How can businesses optimise HPC workloads on AWS, Azure, or Google Cloud to balance cost and performance effectively?

To manage costs effectively while maintaining performance for HPC workloads on cloud platforms like AWS, Azure, or Google Cloud, businesses can adopt a series of smart strategies. Start by right-sizing your resources - ensure your cloud setup matches the specific needs of your workloads. Opting for cost-efficient instance types, like spot or reserved instances, can significantly cut expenses without sacrificing performance. Using automated tools to monitor and manage cloud usage is another great way to keep costs under control.

Beyond that, fine-tuning configurations for each platform is key. For instance, consider optimising your storage solutions, using caching when it makes sense, and ensuring resources are allocated efficiently. Setting budget controls and cost threshold alerts can also help avoid unexpected overspending. By combining these measures, businesses can strike the right balance between cost and performance for high-performance computing in the cloud.

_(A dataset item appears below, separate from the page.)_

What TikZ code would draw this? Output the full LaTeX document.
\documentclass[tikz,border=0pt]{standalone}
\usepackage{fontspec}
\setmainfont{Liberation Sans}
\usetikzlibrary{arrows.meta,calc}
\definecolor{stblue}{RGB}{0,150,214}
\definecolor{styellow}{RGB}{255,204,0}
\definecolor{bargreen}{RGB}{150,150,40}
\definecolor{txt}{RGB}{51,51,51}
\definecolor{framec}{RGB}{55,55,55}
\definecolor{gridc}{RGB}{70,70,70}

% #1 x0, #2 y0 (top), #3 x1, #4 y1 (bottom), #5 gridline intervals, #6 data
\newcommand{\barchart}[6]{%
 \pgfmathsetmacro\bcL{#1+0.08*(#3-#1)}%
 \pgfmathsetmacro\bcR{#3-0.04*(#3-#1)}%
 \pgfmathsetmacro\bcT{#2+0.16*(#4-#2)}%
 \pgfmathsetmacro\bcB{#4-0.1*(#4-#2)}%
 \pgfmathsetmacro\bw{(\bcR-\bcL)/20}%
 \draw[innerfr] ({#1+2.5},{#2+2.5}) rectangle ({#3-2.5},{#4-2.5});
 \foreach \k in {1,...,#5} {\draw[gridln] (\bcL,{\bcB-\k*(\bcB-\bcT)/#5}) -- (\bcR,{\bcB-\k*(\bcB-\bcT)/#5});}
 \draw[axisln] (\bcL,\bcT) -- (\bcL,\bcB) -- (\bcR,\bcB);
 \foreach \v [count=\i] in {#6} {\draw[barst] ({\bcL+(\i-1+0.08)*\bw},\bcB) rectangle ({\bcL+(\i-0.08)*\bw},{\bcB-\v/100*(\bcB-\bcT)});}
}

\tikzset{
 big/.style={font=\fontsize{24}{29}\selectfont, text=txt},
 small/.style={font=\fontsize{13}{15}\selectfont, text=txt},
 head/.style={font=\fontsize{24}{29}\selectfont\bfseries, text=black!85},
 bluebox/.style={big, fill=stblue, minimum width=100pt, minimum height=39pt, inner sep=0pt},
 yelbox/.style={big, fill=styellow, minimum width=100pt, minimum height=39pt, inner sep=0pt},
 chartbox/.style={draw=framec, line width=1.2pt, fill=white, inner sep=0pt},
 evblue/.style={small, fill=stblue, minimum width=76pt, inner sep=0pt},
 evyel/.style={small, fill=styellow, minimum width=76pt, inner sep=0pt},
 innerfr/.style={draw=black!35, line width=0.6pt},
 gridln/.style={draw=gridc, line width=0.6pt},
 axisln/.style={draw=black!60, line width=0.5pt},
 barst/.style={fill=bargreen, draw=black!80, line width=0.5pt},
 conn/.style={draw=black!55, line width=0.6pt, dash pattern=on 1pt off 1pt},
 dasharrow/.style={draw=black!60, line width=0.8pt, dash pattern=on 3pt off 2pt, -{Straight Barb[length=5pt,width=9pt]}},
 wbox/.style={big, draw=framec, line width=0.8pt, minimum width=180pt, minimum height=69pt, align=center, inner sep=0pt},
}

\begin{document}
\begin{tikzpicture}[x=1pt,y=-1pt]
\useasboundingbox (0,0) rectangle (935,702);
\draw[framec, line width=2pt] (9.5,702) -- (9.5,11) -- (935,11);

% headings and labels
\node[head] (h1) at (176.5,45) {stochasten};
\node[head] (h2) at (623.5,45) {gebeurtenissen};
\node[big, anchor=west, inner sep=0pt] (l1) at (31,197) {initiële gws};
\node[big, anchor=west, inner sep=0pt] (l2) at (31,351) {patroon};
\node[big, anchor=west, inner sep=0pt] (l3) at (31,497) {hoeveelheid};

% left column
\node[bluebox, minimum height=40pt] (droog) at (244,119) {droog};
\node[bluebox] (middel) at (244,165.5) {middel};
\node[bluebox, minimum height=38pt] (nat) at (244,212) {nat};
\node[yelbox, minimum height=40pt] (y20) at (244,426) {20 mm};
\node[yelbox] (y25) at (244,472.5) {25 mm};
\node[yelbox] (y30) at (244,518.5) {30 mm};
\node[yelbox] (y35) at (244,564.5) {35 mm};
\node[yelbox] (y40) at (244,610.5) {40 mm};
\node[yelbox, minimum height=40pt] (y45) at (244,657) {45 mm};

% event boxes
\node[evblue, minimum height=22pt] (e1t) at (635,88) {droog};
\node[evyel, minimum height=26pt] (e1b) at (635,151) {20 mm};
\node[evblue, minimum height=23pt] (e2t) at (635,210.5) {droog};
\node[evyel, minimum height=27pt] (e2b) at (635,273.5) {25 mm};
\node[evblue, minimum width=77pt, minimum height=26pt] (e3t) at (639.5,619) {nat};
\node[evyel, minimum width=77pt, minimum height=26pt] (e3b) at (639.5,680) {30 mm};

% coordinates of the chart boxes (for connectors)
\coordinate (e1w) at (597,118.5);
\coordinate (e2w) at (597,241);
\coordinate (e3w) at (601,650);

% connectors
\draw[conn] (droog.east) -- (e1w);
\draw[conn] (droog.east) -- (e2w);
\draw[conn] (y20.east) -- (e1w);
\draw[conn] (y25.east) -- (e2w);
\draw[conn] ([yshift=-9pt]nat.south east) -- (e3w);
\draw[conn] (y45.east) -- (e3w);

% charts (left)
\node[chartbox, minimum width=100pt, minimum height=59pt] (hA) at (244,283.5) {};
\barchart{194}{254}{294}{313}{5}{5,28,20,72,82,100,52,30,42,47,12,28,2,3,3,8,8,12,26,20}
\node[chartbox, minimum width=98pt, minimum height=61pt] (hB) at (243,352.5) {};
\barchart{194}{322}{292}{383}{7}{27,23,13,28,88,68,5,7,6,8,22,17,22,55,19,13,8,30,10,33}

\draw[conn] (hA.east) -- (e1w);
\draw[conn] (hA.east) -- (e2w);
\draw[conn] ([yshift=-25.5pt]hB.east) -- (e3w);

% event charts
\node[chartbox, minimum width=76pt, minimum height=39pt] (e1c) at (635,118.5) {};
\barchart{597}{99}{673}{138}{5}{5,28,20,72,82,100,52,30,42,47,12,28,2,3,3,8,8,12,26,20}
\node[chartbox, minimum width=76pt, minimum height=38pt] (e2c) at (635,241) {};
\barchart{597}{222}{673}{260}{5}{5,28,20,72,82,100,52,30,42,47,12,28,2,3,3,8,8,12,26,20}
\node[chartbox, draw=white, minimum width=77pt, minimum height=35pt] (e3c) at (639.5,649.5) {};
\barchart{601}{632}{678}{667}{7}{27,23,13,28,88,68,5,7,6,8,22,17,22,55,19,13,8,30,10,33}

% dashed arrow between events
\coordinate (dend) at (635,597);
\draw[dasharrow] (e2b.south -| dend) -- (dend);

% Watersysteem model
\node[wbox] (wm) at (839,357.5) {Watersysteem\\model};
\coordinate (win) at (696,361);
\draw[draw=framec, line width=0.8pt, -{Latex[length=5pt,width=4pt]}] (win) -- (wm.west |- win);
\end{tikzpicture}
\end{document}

What should I consider when optimising HPC workloads for cost and performance across cloud platforms?

When running HPC workloads in the cloud, selecting the right HPC-optimised instance types is crucial. These specialised options, available from many cloud providers, are tailored for high-performance computing and can greatly improve both efficiency and scalability.

To keep costs under control, think about mixing different pricing models. For instance, Spot Instances can be a cost-effective choice for flexible workloads, while Reserved Instances work well for predictable, long-term needs. Spot Instances are often cheaper but come with the caveat of fluctuating availability. To ensure steady performance, it’s wise to balance them with On-Demand or Reserved Instances.

The key to success lies in understanding your workload’s unique requirements and pairing them with the most appropriate instance types and pricing models. This way, you can optimise both performance and cost.